By JAIME BAYLY
UNO. No quiero irme de Miami. No quiero ir a Lima. Pero debo ir a Lima porque debo llevar regalos a mis hijas, a Silvia, al bebé que nacerá en abril, a mi madre. Debo ir a Lima pero tengo miedo. Tengo miedo a enfermarme en el avión, a que mis hijas no quieran verme, a que me esperen días tristes, infelices.
DOS. En el vuelo me resisto a tomar pastillas para dormir. Bien. Sé fuerte. Resiste. Escribe. Sólo escribiendo conseguirás aguantar esas miserables cinco horas en el avión helado. Se acaba súbitamente la batería de la computadora, pero una amable mujer comprende que necesito seguir escribiendo y encuentra un bendito enchufe y eso me salva. Odio los aviones. Solo puedo seguir volando si tengo una computadora conmigo y puedo descargar en ella todo el rencor empozado en mí. Después de tantos vuelos, he aprendido que hay enchufes al lado del asiento para conectar la computadora. Soy un tonto, está probado.

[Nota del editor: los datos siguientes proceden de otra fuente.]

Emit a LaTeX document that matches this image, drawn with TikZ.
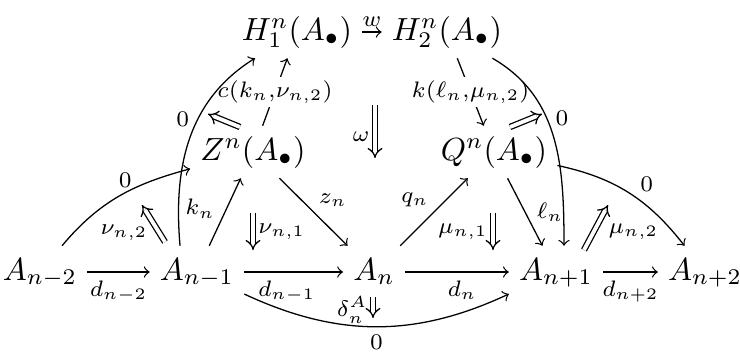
\documentclass[tikz,border=0pt]{standalone}
\usetikzlibrary{arrows.meta}
\begin{document}
\begin{tikzpicture}[
  x=0.3125pt,
  y=-0.3125pt,
  >=to,
  obj/.style={
    inner sep=3pt,
    text height=7.5pt,
    text depth=2.5pt
  },
  map/.style={->, line width=0.4pt},
  twocell/.style={double, double distance=1.2pt, line width=0.4pt, -{Implies}},
  lbl/.style={inner sep=1.5pt,
    execute at begin node={$\scriptstyle},
    execute at end node={$}},
  cut/.style={lbl, fill=white, inner sep=1pt}
]

\useasboundingbox (0,0) rectangle (740,352);

% objects
\node[obj] (am2) at (40,272) {$A_{n-2}$};
\node[obj] (am1) at (197,272) {$A_{n-1}$};
\node[obj] (a0) at (374,272) {$A_n$};
\node[obj] (ap1) at (556,272) {$A_{n+1}$};
\node[obj] (ap2) at (705,272) {$A_{n+2}$};
\node[obj] (zn) at (253,152) {$Z^n(A_\bullet)$};
\node[obj] (qn) at (494,152) {$Q^n(A_\bullet)$};
\node[obj] (h1) at (297,32) {$H^n_1(A_\bullet)$};
\node[obj] (h2) at (447,32) {$H^n_2(A_\bullet)$};

% bottom row
\draw[map] (am2) -- node[lbl, below=1pt, pos=0.5] {d_{n-2}} (am1);
\draw[map] (am1) -- node[lbl, below=1pt, pos=0.43] {d_{n-1}} (a0);
\draw[map] (a0) -- node[lbl, below=1pt, pos=0.55] {d_n} (ap1);
\draw[map] (ap1) -- node[lbl, below=1pt, pos=0.5] {d_{n+2}} (ap2);

% triangles
\draw[map] (am1) -- node[lbl, left=2pt, pos=0.55] {k_n} (zn);
\draw[map] (zn) -- node[lbl, above right] {z_n} (a0);
\draw[map] (a0) -- node[lbl, above left] {q_n} (qn);
\draw[map] (qn) -- node[lbl, right=2pt] {\ell_n} (ap1);
\draw[map] (h1) -- node[lbl, above] {w} (h2);
\draw[map] (zn) -- node[cut] {c(k_n,\nu_{n,2})} ([xshift=-2pt]h1);
\draw[map] (h2) -- node[cut] {k(\ell_n,\mu_{n,2})} (qn);

% zero maps
\draw[map] (am2) to[out=50, in=195] node[lbl, above, pos=0.55] {0} (zn);
\draw[map] (qn) to[out=-12, in=128] node[lbl, above right, pos=0.55] {0} (ap2);
\draw[map] ([xshift=-5.3pt]am1.north) to[out=95, in=212] node[lbl, left=1pt, pos=0.6] {0} (h1);
\draw[map] (h2) to[out=-30, in=90] node[lbl, right=1pt, pos=0.4] {0} ([xshift=2.5pt]ap1.north);
\draw[map] (am1) to[out=-25, in=205] node[lbl, below=1pt, pos=0.5] {0} (ap1);

% 2-cells
\coordinate (zc1) at (240,127);
\coordinate (zc2) at (208,114);
\coordinate (qc1) at (510,127);
\coordinate (qc2) at (542,114);
\coordinate (nu2a) at (165,242);
\coordinate (nu2b) at (142,205);
\coordinate (nu1a) at (253,213);
\coordinate (nu1b) at (253,250);
\coordinate (oma) at (375,105);
\coordinate (omb) at (375,158);
\coordinate (mu1a) at (493,213);
\coordinate (mu1b) at (493,250);
\coordinate (dla) at (373,297);
\coordinate (dlb) at (373,318);
\coordinate (mu2a) at (584,250);
\coordinate (mu2b) at (608,205);

\draw[twocell] (zc1) -- (zc2);
\draw[twocell] (qc1) -- (qc2);
\draw[twocell] (nu2a) -- node[lbl, left=2pt, pos=0.25] {\nu_{n,2}} (nu2b);
\draw[twocell] (nu1a) -- node[lbl, right] {\nu_{n,1}} (nu1b);
\draw[twocell] (oma) -- node[lbl, left, pos=0.6] {\omega} (omb);
\draw[twocell] (mu1a) -- node[lbl, left] {\mu_{n,1}} (mu1b);
\draw[twocell] (dla) -- node[lbl, left, pos=0.6] {\delta^A_n} (dlb);
\draw[twocell] (mu2a) -- node[lbl, right=3pt, pos=0.4] {\mu_{n,2}} (mu2b);

\end{tikzpicture}
\end{document}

TRES. Ya es tarde para reparar el daño que has provocado escribiendo palabras descomedidas que lastimaron a quienes más quieres. Ya es tarde para pedir perdón cuando todo es silencio. Onetti decía que sólo hay que escribir palabras mejores que el silencio. Yo no sé escribir nada mejor que el silencio y sin embargo escribo palabras tóxicas, envenenadas, que son un estruendo brutal en los oídos de las personas que más quiero. Es el rasgo de mi carácter que más deploro y que sin embargo no consigo eliminar o siquiera atenuar: siempre termino haciendo llorar a las personas que amo, siempre termino escribiendo cosas rabiosas que humillan a quienes amo de veras. Yo siempre he escrito (y, peor aún, publicado) palabras que dinamitaban el silencio y lo hacían volar en mil pedazos en medio de un fragor vicioso. Yo siempre he empobrecido el silencio, lo he acanallado. Y sabiendo que no puedo mejorar el silencio y que mis palabras harán daño, no puedo dejar de escribir con cierto goce autodestructivo. Y entonces estoy en Lima y las personas que más quiero no tienen ya ganas de verme y me hacen saber que les deje los regalos con el portero. Es el precio que debo pagar por destruir el silencio con palabras insidiosas, crueles, palabras dictadas por esa rabia creciente que habita en mí y que no encuentro manera de amansar.
CUATRO. Algunos suelen decir: cuando te dan limones, haz limonadas. Todos los días en Lima los paso haciendo limonadas que me saben agrias. Trato de aferrarme a las pocas personas que todavía me quieren o que todavía quieren verme o recibir un regalo de mí. Trato de no lastimar a esas pocas personas que aún no han desertado de mí. No sé qué me haría sin ellas, sin ella.
CINCO. No importa quién comenzó las hostilidades, quién tiene la razón, quién hizo tal o cual cosa inapropiada. Lo único que importa (y duele) es que ellas ya no están. Y eso, su ausencia, el vacío que han dejado en mí, es triste y doloroso porque sé que yo tengo la culpa de que ellas ya no estén. Tengo el mal presagio de que no van a querer estar un tiempo largo. Tengo que acostumbrarme a vivir sin ellas. No es fácil. Pero nada es fácil. Vivir no es fácil para nadie. Supongo que para ellas tampoco será fácil tener a un padre como yo. Vivir es un oficio arduo, extenuante. Y sin embargo hay que resistir, persistir, sobrevivir. Hay que aguantar a pie firme el mal tiempo y la borrasca hasta que escampe y salga el sol. Pero como en Lima no sale el sol, o cuando sale es apenas pálido, tengo que irme porque Lima me está matando.
SEIS. Hacía más de un año que no venía a Buenos Aires. No voy a mi departamento, me trae malos recuerdos. Paso por el edificio, pago los cuentas, saludo al entrañable portero uruguayo y me voy a un hotel. En Buenos Aires sí que sale el sol, y los atardeceres tiñen el cielo de unos matices rosados que me deslumbran, y en los noticieros anuncian una lluvia que nunca cae. De pronto, tomando un café más, leo que Calamaro deja una discreta señal de sus penas de amor cuando evoca lo que quedó escrito en un libro que supo perdurar: ``Y en su destino inconstante, solo el gaucho vive errante, donde la suerte lo lleva'. Yo no sé si soy el gaucho errante, sólo tengo la certeza de que el destino es inconstante y que voy adonde la suerte me lleva.